## Written request
Repeat all of the data precisely.

## Source data
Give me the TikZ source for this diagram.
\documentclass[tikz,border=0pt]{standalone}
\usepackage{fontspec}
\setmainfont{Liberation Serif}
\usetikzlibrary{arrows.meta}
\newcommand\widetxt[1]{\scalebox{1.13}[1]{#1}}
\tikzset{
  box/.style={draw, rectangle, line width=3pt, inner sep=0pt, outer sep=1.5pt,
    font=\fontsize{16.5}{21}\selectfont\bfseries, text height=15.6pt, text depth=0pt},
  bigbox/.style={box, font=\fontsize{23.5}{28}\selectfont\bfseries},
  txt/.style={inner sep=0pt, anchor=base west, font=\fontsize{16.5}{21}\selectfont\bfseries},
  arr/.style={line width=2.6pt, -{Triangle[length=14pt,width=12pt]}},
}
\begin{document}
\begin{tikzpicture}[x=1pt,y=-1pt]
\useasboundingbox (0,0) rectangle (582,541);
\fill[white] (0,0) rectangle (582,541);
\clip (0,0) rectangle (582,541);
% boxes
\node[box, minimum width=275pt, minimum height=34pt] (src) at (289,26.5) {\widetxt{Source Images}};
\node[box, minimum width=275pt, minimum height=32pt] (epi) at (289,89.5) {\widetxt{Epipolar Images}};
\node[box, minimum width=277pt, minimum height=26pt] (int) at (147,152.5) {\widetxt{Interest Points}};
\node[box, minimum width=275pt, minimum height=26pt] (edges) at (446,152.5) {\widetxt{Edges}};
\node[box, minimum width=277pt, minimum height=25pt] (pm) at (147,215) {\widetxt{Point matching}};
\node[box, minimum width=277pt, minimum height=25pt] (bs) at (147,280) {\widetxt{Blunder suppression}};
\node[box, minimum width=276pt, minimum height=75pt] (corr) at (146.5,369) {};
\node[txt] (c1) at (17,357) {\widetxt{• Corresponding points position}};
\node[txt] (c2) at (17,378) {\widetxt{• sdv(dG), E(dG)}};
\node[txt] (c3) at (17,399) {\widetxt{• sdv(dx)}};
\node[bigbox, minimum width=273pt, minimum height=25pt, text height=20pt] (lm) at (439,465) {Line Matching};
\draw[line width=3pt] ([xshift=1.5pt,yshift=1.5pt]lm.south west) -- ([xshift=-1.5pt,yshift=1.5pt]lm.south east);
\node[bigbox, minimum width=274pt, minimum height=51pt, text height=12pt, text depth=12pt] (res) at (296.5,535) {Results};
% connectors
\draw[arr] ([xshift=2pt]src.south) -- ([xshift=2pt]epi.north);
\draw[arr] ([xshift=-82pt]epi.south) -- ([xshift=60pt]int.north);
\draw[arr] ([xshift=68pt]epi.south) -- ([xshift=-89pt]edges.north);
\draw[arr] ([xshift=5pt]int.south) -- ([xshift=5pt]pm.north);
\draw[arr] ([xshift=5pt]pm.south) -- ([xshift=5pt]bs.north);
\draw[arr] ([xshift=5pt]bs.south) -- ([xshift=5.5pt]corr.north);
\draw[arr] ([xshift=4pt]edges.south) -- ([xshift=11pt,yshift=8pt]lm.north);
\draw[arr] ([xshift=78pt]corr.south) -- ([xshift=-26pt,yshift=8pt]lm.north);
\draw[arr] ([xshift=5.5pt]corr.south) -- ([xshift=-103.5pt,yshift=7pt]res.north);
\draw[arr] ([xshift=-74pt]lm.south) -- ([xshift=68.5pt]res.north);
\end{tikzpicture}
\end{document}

## Task output
Give me the TikZ source for this diagram.
\documentclass[tikz,border=0pt]{standalone}
\usepackage{fontspec}
\setmainfont{Liberation Serif}
\usetikzlibrary{arrows.meta}
\newcommand\widetxt[1]{\scalebox{1.13}[1]{#1}}
\tikzset{
  box/.style={draw, rectangle, line width=3pt, inner sep=0pt, outer sep=1.5pt,
    font=\fontsize{16.5}{21}\selectfont\bfseries, text height=15.6pt, text depth=0pt},
  bigbox/.style={box, font=\fontsize{23.5}{28}\selectfont\bfseries},
  txt/.style={inner sep=0pt, anchor=base west, font=\fontsize{16.5}{21}\selectfont\bfseries},
  arr/.style={line width=2.6pt, -{Triangle[length=14pt,width=12pt]}},
}
\begin{document}
\begin{tikzpicture}[x=1pt,y=-1pt]
\useasboundingbox (0,0) rectangle (582,541);
\fill[white] (0,0) rectangle (582,541);
\clip (0,0) rectangle (582,541);
% boxes
\node[box, minimum width=275pt, minimum height=34pt] (src) at (289,26.5) {\widetxt{Source Images}};
\node[box, minimum width=275pt, minimum height=32pt] (epi) at (289,89.5) {\widetxt{Epipolar Images}};
\node[box, minimum width=277pt, minimum height=26pt] (int) at (147,152.5) {\widetxt{Interest Points}};
\node[box, minimum width=275pt, minimum height=26pt] (edges) at (446,152.5) {\widetxt{Edges}};
\node[box, minimum width=277pt, minimum height=25pt] (pm) at (147,215) {\widetxt{Point matching}};
\node[box, minimum width=277pt, minimum height=25pt] (bs) at (147,280) {\widetxt{Blunder suppression}};
\node[box, minimum width=276pt, minimum height=75pt] (corr) at (146.5,369) {};
\node[txt] (c1) at (17,357) {\widetxt{• Corresponding points position}};
\node[txt] (c2) at (17,378) {\widetxt{• sdv(dG), E(dG)}};
\node[txt] (c3) at (17,399) {\widetxt{• sdv(dx)}};
\node[bigbox, minimum width=273pt, minimum height=25pt, text height=20pt] (lm) at (439,465) {Line Matching};
\draw[line width=3pt] ([xshift=1.5pt,yshift=1.5pt]lm.south west) -- ([xshift=-1.5pt,yshift=1.5pt]lm.south east);
\node[bigbox, minimum width=274pt, minimum height=51pt, text height=12pt, text depth=12pt] (res) at (296.5,535) {Results};
% connectors
\draw[arr] ([xshift=2pt]src.south) -- ([xshift=2pt]epi.north);
\draw[arr] ([xshift=-82pt]epi.south) -- ([xshift=60pt]int.north);
\draw[arr] ([xshift=68pt]epi.south) -- ([xshift=-89pt]edges.north);
\draw[arr] ([xshift=5pt]int.south) -- ([xshift=5pt]pm.north);
\draw[arr] ([xshift=5pt]pm.south) -- ([xshift=5pt]bs.north);
\draw[arr] ([xshift=5pt]bs.south) -- ([xshift=5.5pt]corr.north);
\draw[arr] ([xshift=4pt]edges.south) -- ([xshift=11pt,yshift=8pt]lm.north);
\draw[arr] ([xshift=78pt]corr.south) -- ([xshift=-26pt,yshift=8pt]lm.north);
\draw[arr] ([xshift=5.5pt]corr.south) -- ([xshift=-103.5pt,yshift=7pt]res.north);
\draw[arr] ([xshift=-74pt]lm.south) -- ([xshift=68.5pt]res.north);
\end{tikzpicture}
\end{document}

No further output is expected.